日日平安part2

日常を思うままに語り、見たままに写真を撮ったりしています。

みじかびを楽しく働くサイズ

 

1969年に放送された万年筆のテレビCMがウケにウケた。
<みじかびのきゃぷりきとればすぎちょびれすぎかきすらのはっぱふみふみ>。

用意された台本がつまらないから、即興で詠んだ歌だという。
大橋巨泉さんである。短歌のあとにはひと言、「わかるネ」・・・と。

文具会社の担当者は(収録した)台本版と即興版の両方を持ち帰った。

「台本版を選ぶような会社なら、つぶれるよ」。
巨泉さんは周囲にそう語ったらしい。

歌人岡井隆さん編集による歌集『現代百人一首』には、寺山修司さん、俵万智さんなど100人のなかに大橋巨泉さんの名前もある。

 

1889

 

“レジャー”は高度成長時代の流行語らしい。本来の英語は「ひま」という意味だという。
つまり、日本人が勝手に“遊びの要素”を潜り込ませたらしい。
朝の電車の混雑が和らぎ始めた。学校で夏休みが始まったのだろう。

動物の生息密度や行動範囲と体の大きさには一定の関係があるそうな。
生物学者・本川達雄さんの計算では、満員電車の人口密度に合うのは蚊の大きさ程度だという。

小さい動物ほど狭い場所でギュウギュウと暮らし、大きい動物ほど遠くまで移動する。
<虫かごみたいな電車に揺られ ゾウのサイズの距離を行く>。
本川さんは『東京は悲しいところ』との歌を作った。

「人間のサイズに合わない生活から溢れるのものは何なのか」。
探してみるのもいいだろう。

 

1890


10年前に79歳で亡くなった臨床心理学者・河合隼雄さんは、美しい花を見ると、こころのなかで花に語りかけたという。
「あんた、花してはりますの? わて、河合してまんねん」。

“わて”という存在が、(一度しかない人生の中で)河合隼雄という壮大な劇を演じる役者、なのだという。

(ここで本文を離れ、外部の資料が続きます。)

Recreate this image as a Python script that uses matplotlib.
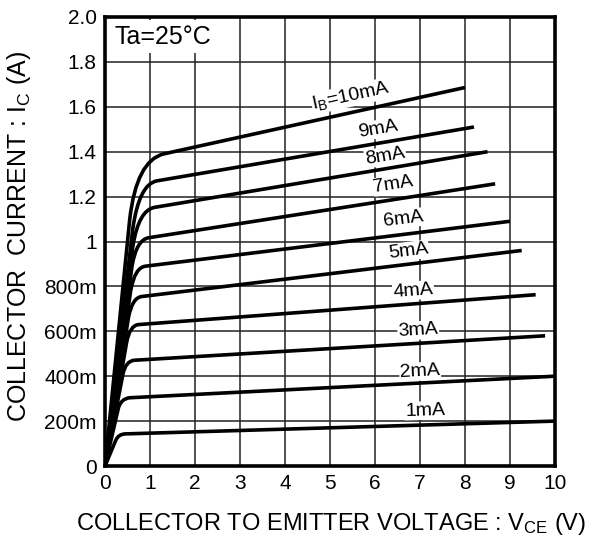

人は誰でも透明の仮面をつけ、「・・・してまんねん」の人生を生きている。
そして、“いい人”と見られることに疲れたり、“明るい者”の看板が重荷になったりもする。
楽屋に戻れば、役者はヘトヘトだろう。

テレビの黄金期を常に第一線で生き抜き、名司会者として親しまれた大橋巨泉さんもしかり。それでも、“みじかび”の人生を誰よりも楽しく働き、そして真剣に遊んだ人なのだ。